I’ve been scratching my head in the past few hours with no answer. I hope someone has a clue.

I added some unit test cases for the BoxCoxTrans.jl package (unregistered) but the test fails only in the unit testing environment due to numerical precision problem. If I run the exact same code in REPL then the results matches exactly the test code.

If anyone wants to replicate the problem, this branch exhibits the problem with atol=1e-9.

(v0.7) pkg> add https://github.com/tk3369/BoxCoxTrans.jl#tk/precision-issue

Are you running into this (from NEWS.md)?

  • isapprox(x,y) now tests norm(x-y) <= max(atol, rtol*max(norm(x), norm(y))) rather than norm(x-y) <= atol + ... , and rtol defaults to zero if an atol > 0 is specified (#22742).

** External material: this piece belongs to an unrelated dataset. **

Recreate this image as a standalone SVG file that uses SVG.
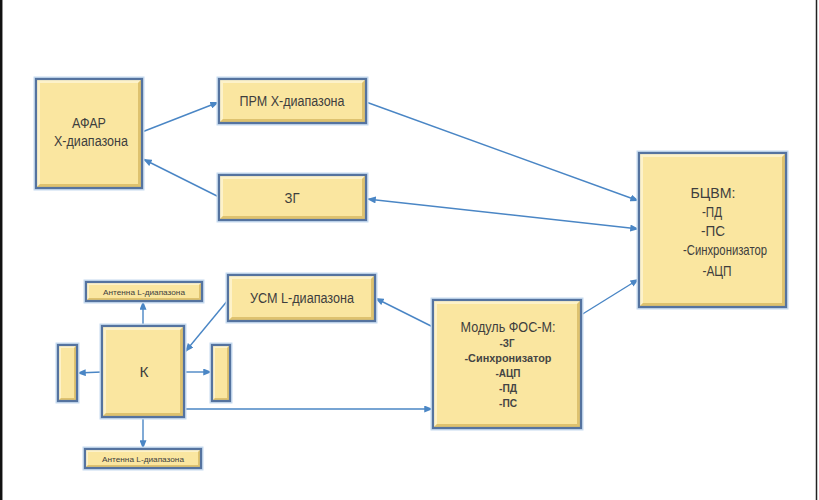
<svg xmlns="http://www.w3.org/2000/svg" width="819" height="500" viewBox="0 0 819 500">
<defs>
<marker id="ah" viewBox="0 0 10 8" refX="10" refY="4" markerWidth="9" markerHeight="7" markerUnits="userSpaceOnUse" orient="auto-start-reverse">
<path d="M0,0 L10,4 L0,8 Z" fill="#4A86C5"/>
</marker>
</defs>
<style>
.glow{fill:none;stroke:#C6DAEF;stroke-width:5}
.base{fill:#FAE6A0}
.lt{fill:#FDF2C9}
.dk{fill:#DEC26F}
.bd{fill:none;stroke:#55739F;stroke-width:2.2}
.t{font-family:"Liberation Sans Narrow","Liberation Sans",Arial,sans-serif;fill:#3E3E3E;text-anchor:middle}
.s{font-family:"Liberation Sans",Arial,sans-serif;fill:#444444;text-anchor:middle;font-weight:bold}
.c{fill:none;stroke:#4A86C5;stroke-width:1.4}
</style>
<rect x="0" y="0" width="819" height="500" fill="#FFFFFF"/>
<line x1="1.2" y1="0" x2="1.2" y2="500" stroke="#111" stroke-width="2.5"/>
<line x1="816.5" y1="0" x2="816.5" y2="500" stroke="#222" stroke-width="1.5"/>

<g id="connectors">
<line class="c" x1="142" y1="132" x2="219" y2="102" marker-end="url(#ah)"/>
<line class="c" x1="219" y1="197" x2="143" y2="159" marker-end="url(#ah)"/>
<line class="c" x1="366" y1="102" x2="639" y2="201" marker-end="url(#ah)"/>
<line class="c" x1="367" y1="199" x2="639" y2="229" marker-start="url(#ah)" marker-end="url(#ah)"/>
<line class="c" x1="581" y1="315" x2="639" y2="279" marker-end="url(#ah)"/>
<line class="c" x1="433" y1="327" x2="375" y2="298" marker-end="url(#ah)"/>
<line class="c" x1="228" y1="300" x2="185" y2="352" marker-end="url(#ah)"/>
<line class="c" x1="184" y1="409" x2="433" y2="409" marker-end="url(#ah)"/>
<line class="c" x1="143" y1="326" x2="143" y2="301" marker-end="url(#ah)"/>
<line class="c" x1="143" y1="417" x2="143" y2="449" marker-end="url(#ah)"/>
<line class="c" x1="102" y1="372" x2="77" y2="373" marker-end="url(#ah)"/>
<line class="c" x1="184" y1="372" x2="212" y2="372" marker-end="url(#ah)"/>
</g>

<g id="afar">
<rect class="glow" x="36" y="79" width="106" height="109"/>
<rect class="base" x="36" y="79" width="106" height="109"/>
<path class="lt" d="M36 79 H142 L138 83 H40 V184 L36 188 Z"/>
<path class="dk" d="M142 79 V188 H36 L40 184 H138 V83 Z"/>
<rect class="bd" x="36" y="79" width="106" height="109"/>
<text class="t" x="89" y="128" font-size="14" textLength="34" lengthAdjust="spacingAndGlyphs">АФАР</text>
<text class="t" x="91" y="146" font-size="14" textLength="74" lengthAdjust="spacingAndGlyphs">Х-диапазона</text>
</g>

<g id="prm">
<rect class="glow" x="219" y="79" width="147" height="44"/>
<rect class="base" x="219" y="79" width="147" height="44"/>
<path class="lt" d="M219 79 H366 L362 83 H223 V119 L219 123 Z"/>
<path class="dk" d="M366 79 V123 H219 L223 119 H362 V83 Z"/>
<rect class="bd" x="219" y="79" width="147" height="44"/>
<text class="t" x="292" y="106" font-size="14" textLength="105" lengthAdjust="spacingAndGlyphs">ПРМ Х-диапазона</text>
</g>

<g id="zg">
<rect class="glow" x="219" y="175" width="147" height="45"/>
<rect class="base" x="219" y="175" width="147" height="45"/>
<path class="lt" d="M219 175 H366 L362 179 H223 V216 L219 220 Z"/>
<path class="dk" d="M366 175 V220 H219 L223 216 H362 V179 Z"/>
<rect class="bd" x="219" y="175" width="147" height="45"/>
<text class="t" x="292" y="203" font-size="14" textLength="15" lengthAdjust="spacingAndGlyphs">ЗГ</text>
</g>

<g id="bcvm">
<rect class="glow" x="639" y="153" width="147" height="154"/>
<rect class="base" x="639" y="153" width="147" height="154"/>
<path class="lt" d="M639 153 H786 L782 157 H643 V303 L639 307 Z"/>
<path class="dk" d="M786 153 V307 H639 L643 303 H782 V157 Z"/>
<rect class="bd" x="639" y="153" width="147" height="154"/>
<text class="t" x="713" y="198" font-size="15" textLength="45" lengthAdjust="spacingAndGlyphs">БЦВМ:</text>
<text class="t" x="712" y="217" font-size="15" textLength="20" lengthAdjust="spacingAndGlyphs">-ПД</text>
<text class="t" x="713" y="236" font-size="15" textLength="24" lengthAdjust="spacingAndGlyphs">-ПС</text>
<text class="t" x="725" y="255" font-size="15" textLength="84" lengthAdjust="spacingAndGlyphs">-Синхронизатор</text>
<text class="t" x="717" y="276" font-size="15" textLength="29" lengthAdjust="spacingAndGlyphs">-АЦП</text>
</g>

<g id="usm">
<rect class="glow" x="228" y="275" width="147" height="46"/>
<rect class="base" x="228" y="275" width="147" height="46"/>
<path class="lt" d="M228 275 H375 L371 279 H232 V317 L228 321 Z"/>
<path class="dk" d="M375 275 V321 H228 L232 317 H371 V279 Z"/>
<rect class="bd" x="228" y="275" width="147" height="46"/>
<text class="t" x="302" y="303" font-size="14" textLength="104" lengthAdjust="spacingAndGlyphs">УСМ L-диапазона</text>
</g>

<g id="ant-top">
<rect class="glow" x="86" y="282" width="116" height="19"/>
<rect class="base" x="86" y="282" width="116" height="19"/>
<path class="lt" d="M86 282 H202 L199 285 H89 V298 L86 301 Z"/>
<path class="dk" d="M202 282 V301 H86 L89 298 H199 V285 Z"/>
<rect class="bd" x="86" y="282" width="116" height="19"/>
<text class="t" x="144" y="294.5" font-size="8" textLength="82" lengthAdjust="spacingAndGlyphs">Антенна L-диапазона</text>
</g>

<g id="k">
<rect class="glow" x="102" y="326" width="82" height="91"/>
<rect class="base" x="102" y="326" width="82" height="91"/>
<path class="lt" d="M102 326 H184 L180 330 H106 V413 L102 417 Z"/>
<path class="dk" d="M184 326 V417 H102 L106 413 H180 V330 Z"/>
<rect class="bd" x="102" y="326" width="82" height="91"/>
<text class="t" x="144" y="377" font-size="15" textLength="9" lengthAdjust="spacingAndGlyphs">К</text>
</g>

<g id="side-left">
<rect class="glow" x="58" y="345" width="19" height="56"/>
<rect class="base" x="58" y="345" width="19" height="56"/>
<path class="lt" d="M58 345 H77 L74 348 H61 V398 L58 401 Z"/>
<path class="dk" d="M77 345 V401 H58 L61 398 H74 V348 Z"/>
<rect class="bd" x="58" y="345" width="19" height="56"/>
</g>

<g id="side-right">
<rect class="glow" x="212" y="345" width="18" height="56"/>
<rect class="base" x="212" y="345" width="18" height="56"/>
<path class="lt" d="M212 345 H230 L227 348 H215 V398 L212 401 Z"/>
<path class="dk" d="M230 345 V401 H212 L215 398 H227 V348 Z"/>
<rect class="bd" x="212" y="345" width="18" height="56"/>
</g>

<g id="ant-bottom">
<rect class="glow" x="85" y="449" width="116" height="19"/>
<rect class="base" x="85" y="449" width="116" height="19"/>
<path class="lt" d="M85 449 H201 L198 452 H88 V465 L85 468 Z"/>
<path class="dk" d="M201 449 V468 H85 L88 465 H198 V452 Z"/>
<rect class="bd" x="85" y="449" width="116" height="19"/>
<text class="t" x="143" y="462" font-size="8" textLength="82" lengthAdjust="spacingAndGlyphs">Антенна L-диапазона</text>
</g>

<g id="fos">
<rect class="glow" x="433" y="300" width="148" height="128"/>
<rect class="base" x="433" y="300" width="148" height="128"/>
<path class="lt" d="M433 300 H581 L577 304 H437 V424 L433 428 Z"/>
<path class="dk" d="M581 300 V428 H433 L437 424 H577 V304 Z"/>
<rect class="bd" x="433" y="300" width="148" height="128"/>
<text class="t" x="508" y="332" font-size="14" textLength="95" lengthAdjust="spacingAndGlyphs">Модуль ФОС-М:</text>
<text class="s" x="507" y="347" font-size="10" textLength="15" lengthAdjust="spacingAndGlyphs">-ЗГ</text>
<text class="s" x="508" y="362" font-size="10" textLength="87" lengthAdjust="spacingAndGlyphs">-Синхронизатор</text>
<text class="s" x="508" y="377" font-size="10" textLength="25" lengthAdjust="spacingAndGlyphs">-АЦП</text>
<text class="s" x="508" y="392" font-size="10" textLength="18" lengthAdjust="spacingAndGlyphs">-ПД</text>
<text class="s" x="508" y="407" font-size="10" textLength="18" lengthAdjust="spacingAndGlyphs">-ПС</text>
</g>
</svg>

This bit me a few days ago.

EDIT: maybe not, since this only surprised me when updating from julia 0.6 to 0.7, and it looks like your package used 0.7 from the get-go.

No… A little more information below.

The log shows that Base.Test calculated lambda of -0.9917203620435803.

Test Failed at /Users/tomkwong/.julia/dev/BoxCoxTrans/test/runtests.jl:32
  Expression: ≈(λ, -0.99172, atol=precision)
   Evaluated: -0.9917203620435803 ≈ -0.99172 (atol=1.0e-9) 

If I run it from REPL, I get:

julia> lambda(𝐱)
-0.9917203225477127

I can confirm what you’re seeing both in the test failure and the REPL. But… maybe (probably) I’m missing something, but wouldn’t the test also fail if the REPL result was used?

Yes, it fails when I use REPL results in the test script.

For now, I’m working around the problem by using atol=1e-4 (see here), which is low enough for it to pass. But it bothers me because the calculation shouldn’t be any different depending on whether I run it from the REPL or not…

Bounds checking being on or off might cause e.g. SIMD to be used or not used which can slightly change the answer.

2 Likes

I agree with @kristoffer.carlsson, you should not expect exactly identical results in a different environment. You should pick tolerance based on what you asked your algorithm to achieve.

Specifically, consider an explicit tolerance in the call to optimize, possibly exposed to the user (with a default), and just test that the result is within that range.